• **Information supplied**
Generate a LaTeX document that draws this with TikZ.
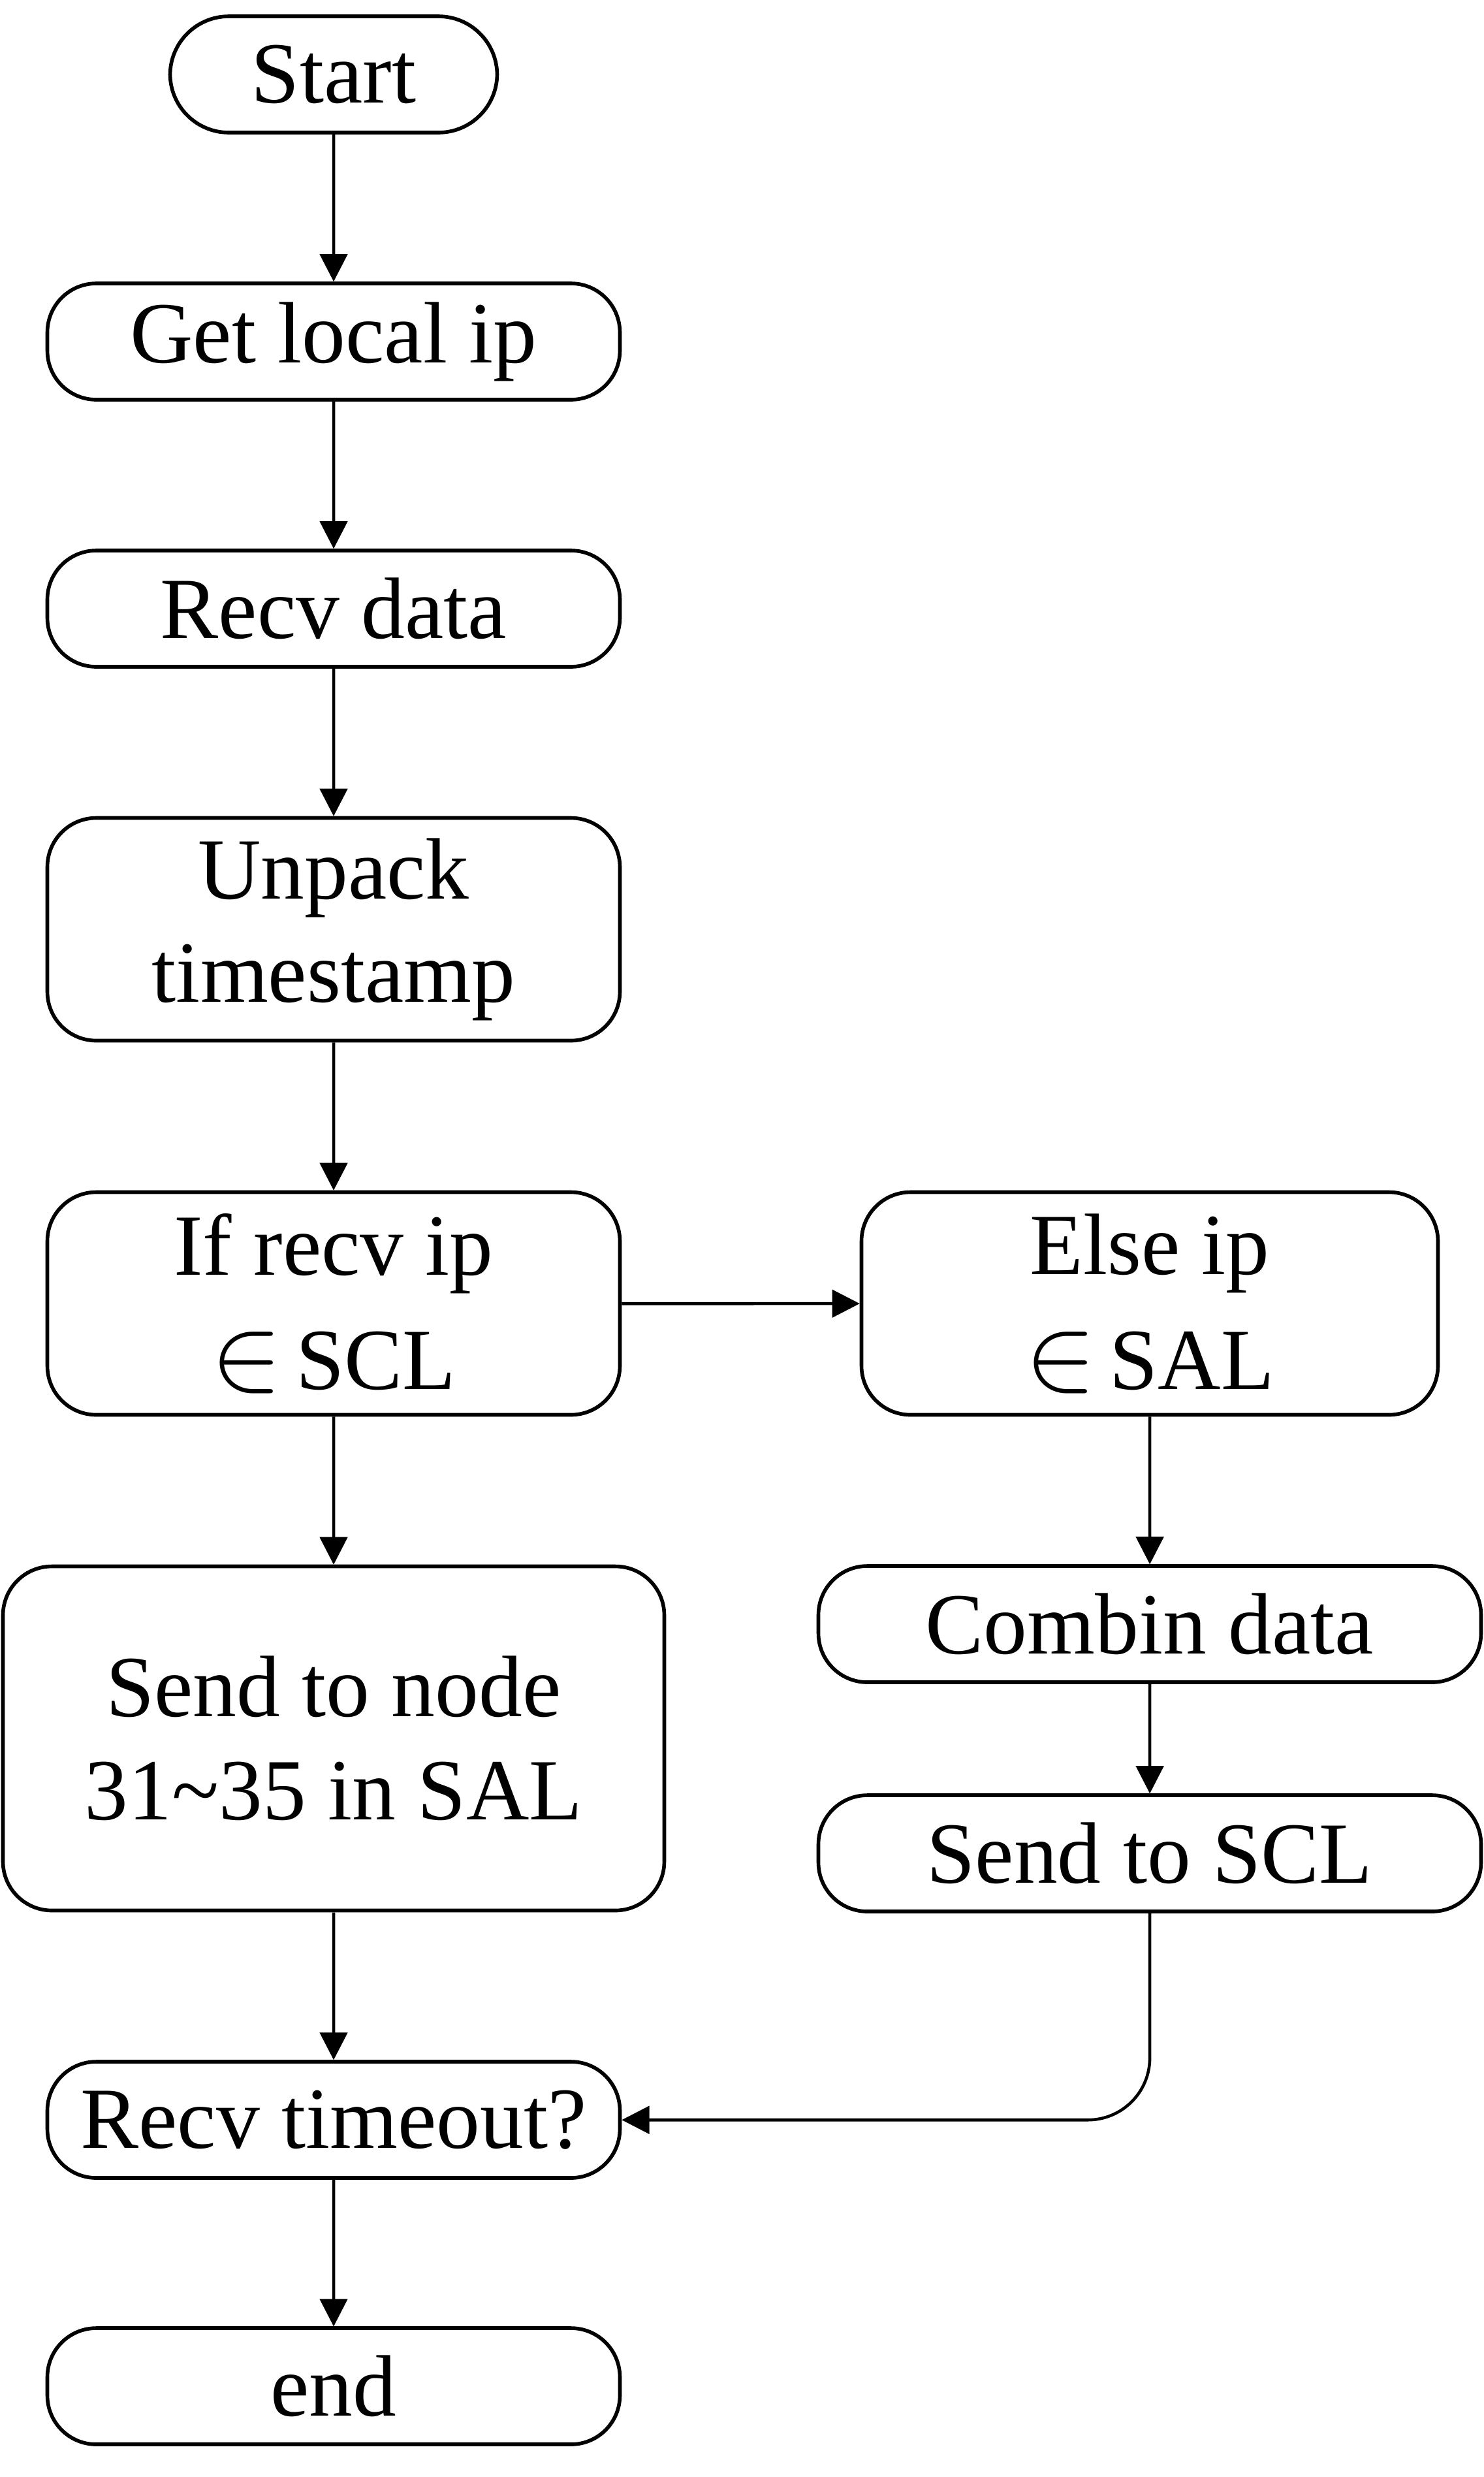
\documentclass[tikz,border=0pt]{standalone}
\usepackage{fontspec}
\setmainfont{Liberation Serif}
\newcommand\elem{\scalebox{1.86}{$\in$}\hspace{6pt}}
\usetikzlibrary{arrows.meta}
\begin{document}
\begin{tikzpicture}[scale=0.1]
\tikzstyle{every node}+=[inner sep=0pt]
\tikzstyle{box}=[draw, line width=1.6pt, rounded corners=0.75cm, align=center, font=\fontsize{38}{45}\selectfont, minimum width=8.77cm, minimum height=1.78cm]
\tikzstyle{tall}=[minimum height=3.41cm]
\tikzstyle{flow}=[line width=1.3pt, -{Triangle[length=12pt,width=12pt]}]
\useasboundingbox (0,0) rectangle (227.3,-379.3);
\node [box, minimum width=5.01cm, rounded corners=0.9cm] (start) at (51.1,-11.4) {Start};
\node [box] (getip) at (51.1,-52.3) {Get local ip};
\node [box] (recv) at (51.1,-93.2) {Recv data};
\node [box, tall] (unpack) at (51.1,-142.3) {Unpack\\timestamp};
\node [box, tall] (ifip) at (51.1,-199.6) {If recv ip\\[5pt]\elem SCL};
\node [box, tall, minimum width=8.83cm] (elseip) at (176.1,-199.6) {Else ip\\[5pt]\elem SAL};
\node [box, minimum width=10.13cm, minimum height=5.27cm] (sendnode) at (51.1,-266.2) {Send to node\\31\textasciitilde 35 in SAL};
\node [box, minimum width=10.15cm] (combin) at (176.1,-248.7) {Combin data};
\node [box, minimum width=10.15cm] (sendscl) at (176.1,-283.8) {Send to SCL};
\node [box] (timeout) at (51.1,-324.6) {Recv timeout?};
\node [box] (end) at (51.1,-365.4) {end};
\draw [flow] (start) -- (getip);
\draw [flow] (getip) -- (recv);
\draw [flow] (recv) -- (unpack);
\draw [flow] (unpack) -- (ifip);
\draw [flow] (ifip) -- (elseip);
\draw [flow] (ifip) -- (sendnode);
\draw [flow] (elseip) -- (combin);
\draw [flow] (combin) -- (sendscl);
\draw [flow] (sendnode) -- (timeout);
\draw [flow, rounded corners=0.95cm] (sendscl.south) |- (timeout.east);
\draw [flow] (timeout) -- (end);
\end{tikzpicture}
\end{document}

• **Brief**
Each line of the data is to be duplicated exactly; pictures stay out of the copy.

• **Response**
Generate a LaTeX document that draws this with TikZ.
\documentclass[tikz,border=0pt]{standalone}
\usepackage{fontspec}
\setmainfont{Liberation Serif}
\newcommand\elem{\scalebox{1.86}{$\in$}\hspace{6pt}}
\usetikzlibrary{arrows.meta}
\begin{document}
\begin{tikzpicture}[scale=0.1]
\tikzstyle{every node}+=[inner sep=0pt]
\tikzstyle{box}=[draw, line width=1.6pt, rounded corners=0.75cm, align=center, font=\fontsize{38}{45}\selectfont, minimum width=8.77cm, minimum height=1.78cm]
\tikzstyle{tall}=[minimum height=3.41cm]
\tikzstyle{flow}=[line width=1.3pt, -{Triangle[length=12pt,width=12pt]}]
\useasboundingbox (0,0) rectangle (227.3,-379.3);
\node [box, minimum width=5.01cm, rounded corners=0.9cm] (start) at (51.1,-11.4) {Start};
\node [box] (getip) at (51.1,-52.3) {Get local ip};
\node [box] (recv) at (51.1,-93.2) {Recv data};
\node [box, tall] (unpack) at (51.1,-142.3) {Unpack\\timestamp};
\node [box, tall] (ifip) at (51.1,-199.6) {If recv ip\\[5pt]\elem SCL};
\node [box, tall, minimum width=8.83cm] (elseip) at (176.1,-199.6) {Else ip\\[5pt]\elem SAL};
\node [box, minimum width=10.13cm, minimum height=5.27cm] (sendnode) at (51.1,-266.2) {Send to node\\31\textasciitilde 35 in SAL};
\node [box, minimum width=10.15cm] (combin) at (176.1,-248.7) {Combin data};
\node [box, minimum width=10.15cm] (sendscl) at (176.1,-283.8) {Send to SCL};
\node [box] (timeout) at (51.1,-324.6) {Recv timeout?};
\node [box] (end) at (51.1,-365.4) {end};
\draw [flow] (start) -- (getip);
\draw [flow] (getip) -- (recv);
\draw [flow] (recv) -- (unpack);
\draw [flow] (unpack) -- (ifip);
\draw [flow] (ifip) -- (elseip);
\draw [flow] (ifip) -- (sendnode);
\draw [flow] (elseip) -- (combin);
\draw [flow] (combin) -- (sendscl);
\draw [flow] (sendnode) -- (timeout);
\draw [flow, rounded corners=0.95cm] (sendscl.south) |- (timeout.east);
\draw [flow] (timeout) -- (end);
\end{tikzpicture}
\end{document}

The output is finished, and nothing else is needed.